An experimental drug that targets the root cause of type 1 myotonic muscular dystrophy (MMD or DM) will now be tested in a phase 1 clinical trial in healthy volunteers, says the drug’s developer, Isis Pharmaceuticals, of Carlsbad, Calif.
Isis, which is collaborating with Cambridge, Mass.-based Biogen Idec, announced the launch of the phase 1 trial to evaluate the safety of the investigational drug -- known as ISIS-DMPKRx -- in a June 9, 2014, press release. A trial of the drug in people with type 1 MMD is expected to start in late 2014, and details will be posted on ClinicalTrials.gov and mda.org as soon as they become available.
“ISIS-DMPKRx is an example of the broad applicability of our … technology to develop novel drugs to treat patients with severe and rare diseases,” said C. Frank Bennett, senior vice president of research at Isis. He added that “myotonic dystrophy represents an ideal opportunity” for Isis’ technology, because the underlying abnormality in this disorder has not been treatable with traditional approaches but should be treatable with the type of molecular approach Isis is taking.
New drug targets toxic web using ‘antisense’
Type 1 myotonic dystrophy (MMD1 or DM1) is a genetic, multisystem disorder that causes weakness of voluntary muscles and difficulty relaxing muscles (“myotonia”), as well as abnormalities of the heart, gastrointestinal tract, eyes and brain.
The genetic cause of MMD1, which was identified with MDA support in 1992, is an abnormal expansion in a gene on chromosome 19 that codes for a protein known as DMPK. Since then, and also with substantial funding from MDA, biologists have learned that the molecular root of the disease is the presence of expanded DMPK genetic instructions (strands of RNA) that trap important cellular proteins the way a spider’s web traps insects.

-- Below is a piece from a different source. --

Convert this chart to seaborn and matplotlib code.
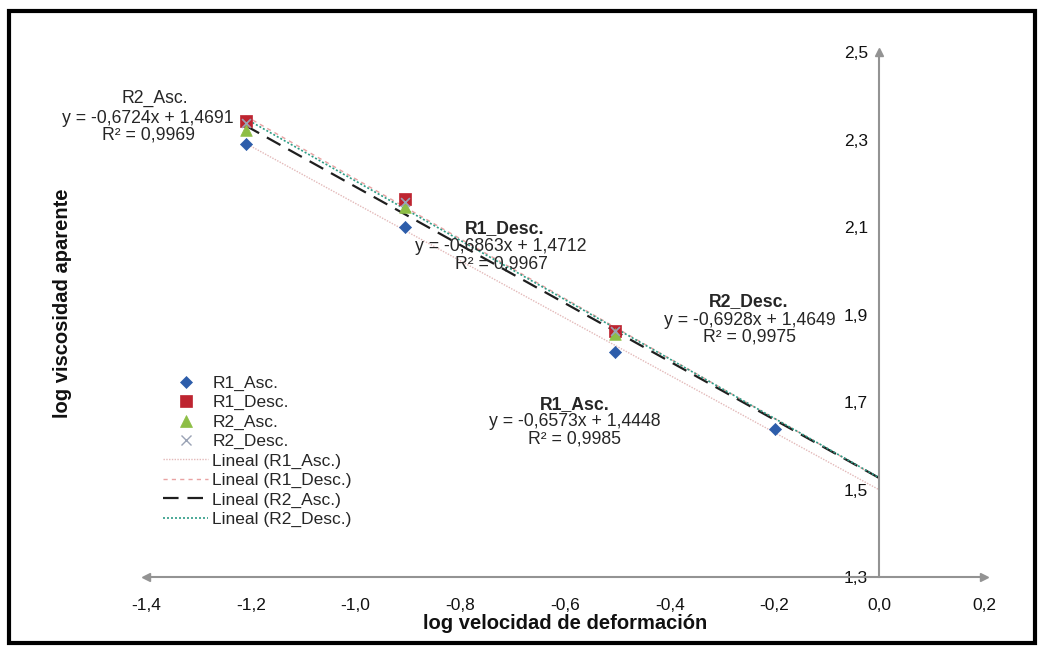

Blocking the abnormal RNA expansions so that they can’t interact with and disable cellular proteins is the goal of treatment with ISIS-DMPKRx. For details, see Myotonic Dystrophy Type 1 & ISIS-DMPKRx, a fact sheet provided by Isis Pharmaceuticals.

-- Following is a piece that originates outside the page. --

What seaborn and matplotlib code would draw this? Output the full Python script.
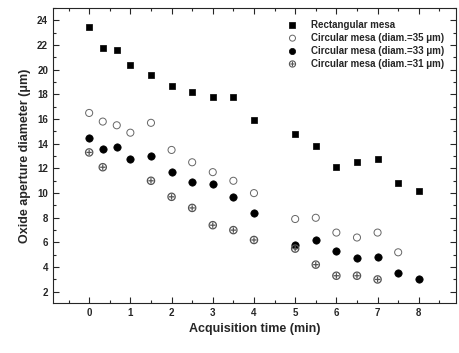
import numpy as np
import pandas as pd
import matplotlib.pyplot as plt
import seaborn as sns
from matplotlib.ticker import MultipleLocator

t_rect = [0, 0.33, 0.67, 1, 1.5, 2, 2.5, 3, 3.5, 4, 5, 5.5, 6, 6.5, 7, 7.5, 8]
d_rect = [23.5, 21.8, 21.6, 20.4, 19.6, 18.7, 18.2, 17.8, 17.8, 15.9, 14.8, 13.8, 12.1, 12.5, 12.8, 10.8, 10.2]

t_35 = [0, 0.33, 0.67, 1, 1.5, 2, 2.5, 3, 3.5, 4, 5, 5.5, 6, 6.5, 7, 7.5]
d_35 = [16.5, 15.8, 15.5, 14.9, 15.7, 13.5, 12.5, 11.7, 11.0, 10.0, 7.9, 8.0, 6.8, 6.4, 6.8, 5.2]

t_33 = [0, 0.33, 0.67, 1, 1.5, 2, 2.5, 3, 3.5, 4, 5, 5.5, 6, 6.5, 7, 7.5, 8]
d_33 = [14.5, 13.6, 13.7, 12.8, 13.0, 11.7, 10.9, 10.7, 9.7, 8.4, 5.8, 6.2, 5.3, 4.7, 4.8, 3.5, 3.0]

t_31 = [0, 0.33, 1.5, 2, 2.5, 3, 3.5, 4, 5, 5.5, 6, 6.5, 7]
d_31 = [13.3, 12.1, 11.0, 9.7, 8.8, 7.4, 7.0, 6.2, 5.5, 4.2, 3.3, 3.3, 3.0]

sns.set_style("ticks")
plt.rcParams['font.family'] = ['Liberation Sans', 'DejaVu Sans']
plt.rcParams['font.weight'] = 'bold'

fig = plt.figure(figsize=(4.6, 3.53), dpi=100)
ax = fig.add_axes([0.115, 0.142, 0.876, 0.835])

sns.scatterplot(x=t_rect, y=d_rect, marker='s', s=24, color='black', edgecolor='black',
                linewidth=0.5, label='Rectangular mesa', ax=ax)
sns.scatterplot(x=t_35, y=d_35, marker='o', s=26, facecolors='none', edgecolor='#666666',
                linewidth=0.7, label='Circular mesa (diam.=35 \u03bcm)', ax=ax)
sns.scatterplot(x=t_33, y=d_33, marker='o', s=28, color='black', edgecolor='black',
                linewidth=0.5, label='Circular mesa (diam.=33 \u03bcm)', ax=ax)
sns.scatterplot(x=t_31, y=d_31, marker='$\\oplus$', s=38, color='#555555', edgecolor='none',
                linewidth=0, label='Circular mesa (diam.=31 \u03bcm)', ax=ax)

ax.set_xlim(-0.88, 8.9)
ax.set_ylim(1.1, 25.0)
ax.xaxis.set_major_locator(MultipleLocator(1))
ax.xaxis.set_minor_locator(MultipleLocator(0.5))
ax.yaxis.set_minor_locator(MultipleLocator(1))
ax.set_yticks(np.arange(2, 25, 2))
ax.tick_params(which='both', direction='in', top=True, right=True, labelsize=7, width=0.8)
ax.tick_params(which='major', length=4)
ax.tick_params(which='minor', length=2)
for sp in ax.spines.values():
    sp.set_linewidth(0.8)
    sp.set_visible(True)

ax.set_xlabel('Acquisition time (min)', fontsize=9, fontweight='bold')
ax.set_ylabel('Oxide aperture diameter (\u03bcm)', fontsize=9, fontweight='bold')

ax.legend(loc='upper right', frameon=False, fontsize=7, handletextpad=0.9,
          labelspacing=0.3, borderaxespad=0.8, markerscale=0.85)

fig.savefig('out.png', dpi=100)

The drug was developed using antisense technology, which specifically targets and then blocks or destroys harmful genetic instructions.
MDA helped develop promising technology
MDA has played a major role in developing antisense-based therapy for MMD, particularly via research grants to Charles Thornton at the University of Rochester (N.Y.), Thomas Cooper at Baylor College of Medicine in Houston, and Matthew Disney at the Scripps Research Institute in Jupiter, Fla.
“This is a big step forward for the myotonic dystrophy community,” said neurologist Valerie Cwik, MDA’s chief medical and scientific officer. “MDA has long supported and continues to support antisense-based technology, a highly promising strategy for disorders in which blocking flawed genetic instructions has the potential to save and improve lives.”